Embroidery and Bone Carvings of the 18th Century

Room II brings together works of eighteenth century embroidery and bone carvings. These exhibits reflect the influence of the Baroque and Rococo styles dominating Russian architecture and applied art at that time. Their artistic features were not copied, but reinterpreted by the folk masters. The influence of these two styles can be seen in the complicated forms, dynamic ornamentation, motifs of shells and volutes, images of men and women in European dress, abundance of symbols and allegories. The works of the bone carvers from Kholmogory are typical of this period. The villages on the island of Kurostrov near Kholmogory in Archangelsk Province were famous for this handicraft ever since the sixteenth century. Reproducing the forms of eighteenth-century furniture in miniature, combs, trunks, caskets, bureaux and secrétaires are decorated with plates made from walrus or mammoth tusk and bobbins created from the hair of farmyard animals. The Kholmogory masters had a brilliant command of the art of lace and relief fretwork and engraving. The “Nenets stand” occupies a special place in the art of Kholmogory. Only a very small number of these table decorations now survive.

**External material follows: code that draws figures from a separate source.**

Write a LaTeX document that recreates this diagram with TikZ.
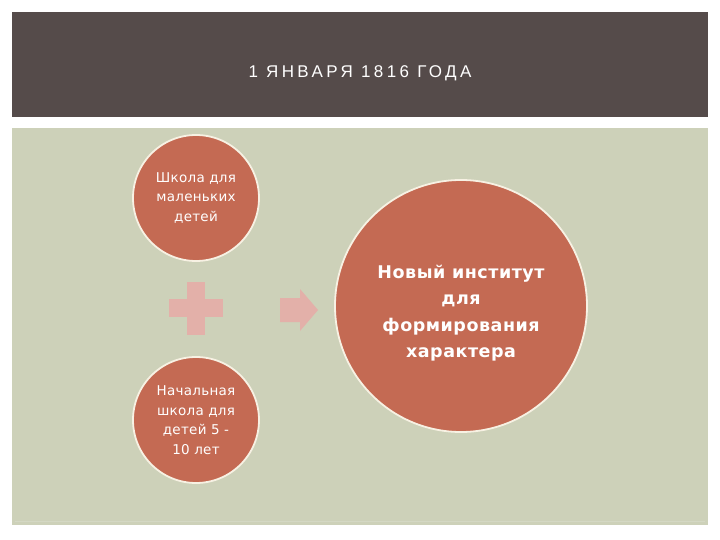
\documentclass[tikz,border=0pt]{standalone}
\usepackage{fontspec}
\setmainfont{Liberation Sans}
\newfontfamily\rounded{DejaVu Sans}
\usepackage{tikz}

\definecolor{banddark}{HTML}{554B4A}
\definecolor{panelgreen}{HTML}{CDD1B9}
\definecolor{circlered}{HTML}{C46A53}
\definecolor{rimcream}{HTML}{F7F1E3}
\definecolor{signpink}{HTML}{E3B0A9}

\begin{document}
\begin{tikzpicture}[x=1pt, y=-1pt]
\tikzstyle{every node} = [text=white, align=center]
\tikzstyle{small} = [circle, fill=circlered, draw=rimcream, line width=1.8pt,
  minimum size=126pt, inner sep=0pt,
  font=\rounded\fontsize{13.5}{19.5}\selectfont\addfontfeature{LetterSpace=2}]
\tikzstyle{big} = [circle, fill=circlered, draw=rimcream, line width=1.8pt,
  minimum size=252pt, inner sep=0pt]
\tikzstyle{bigtext} = [font=\rounded\fontsize{17.5}{26.3}\selectfont\bfseries\addfontfeature{LetterSpace=3}]
\fill [white] (0, 0) rectangle (720, 540);
\fill [banddark] (12, 12) rectangle (708, 117);
\fill [panelgreen] (12, 128) rectangle (708, 525);
\draw [panelgreen!85!white, line width=0.8pt] (15, 521) -- (705, 521);
\node (title) at (360, 73) {\fontsize{17}{19}\selectfont\addfontfeature{LetterSpace=20}1 ЯНВАРЯ 1816 ГОДА};
\node [small] (a) at (196, 198) {Школа для\\маленьких\\детей};
\node [small] (b) at (196, 420) {Начальная\\школа для\\детей 5 -\\10 лет};
\node [big] (c) at (461, 306) {};
\node [bigtext] (ctext) at (461, 313) {Новый институт\\для\\формирования\\характера};
\fill [signpink] (187, 282) rectangle (205, 335);
\fill [signpink] (169, 299) rectangle (223, 317);
\fill [signpink] (280, 298) -- (300, 298) -- (300, 289) -- (318, 310)
  -- (300, 331) -- (300, 322) -- (280, 322) -- cycle;
\end{tikzpicture}
\end{document}
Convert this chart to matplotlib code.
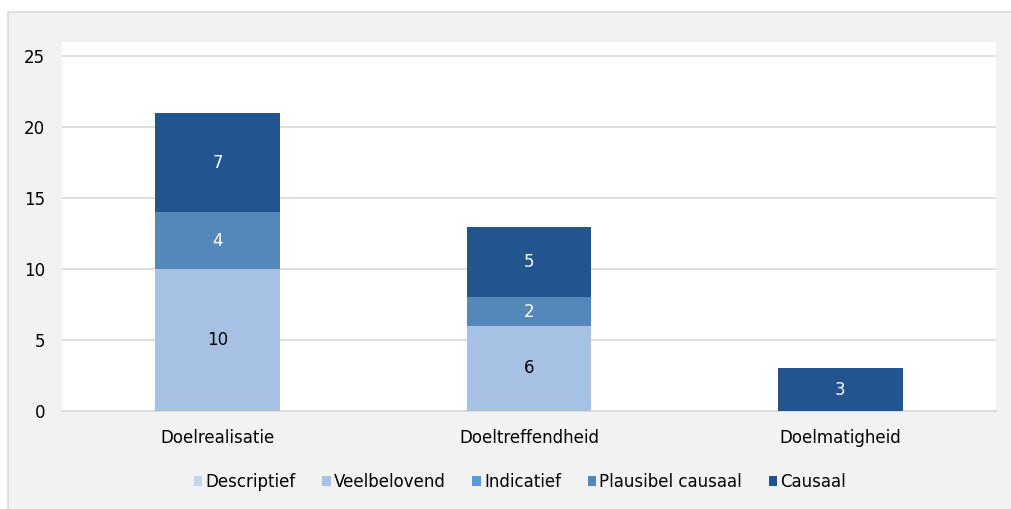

Embroidery is represented by curtains and the snow white fringes of sheets from northern Russia. All eighteenth-century embroideries end in handsome festoons of wattle lacework, which gradually became an increasingly popular form of folk art. The most precious part of any folk costume was the headwear, particularly wedding adornments. Unmarried women wore headgear resembling crowns or bindings. Married women always covered the backs of their heads. Female headwear was decorated with river pearls, mother-of-pearl, beads or gold and silver embroidery, supplemented by precious stone or coloured glass insets. Head attire was carefully treasured and handed down from generation to generation; thanks to that some pieces from the eighteenth century were preserved. Each locality has its own traditional forms, devices and ways of decorating headwear. In Nizhny Novgorod Province, girls wore handsome bindings, while women wore large, crescent-shaped kokoshniks. In Kostroma, the kokoshnik was arched in form. In Moscow and Vladimir Provinces, kokoshniks were embroidered with gold thread on scarlet velvet.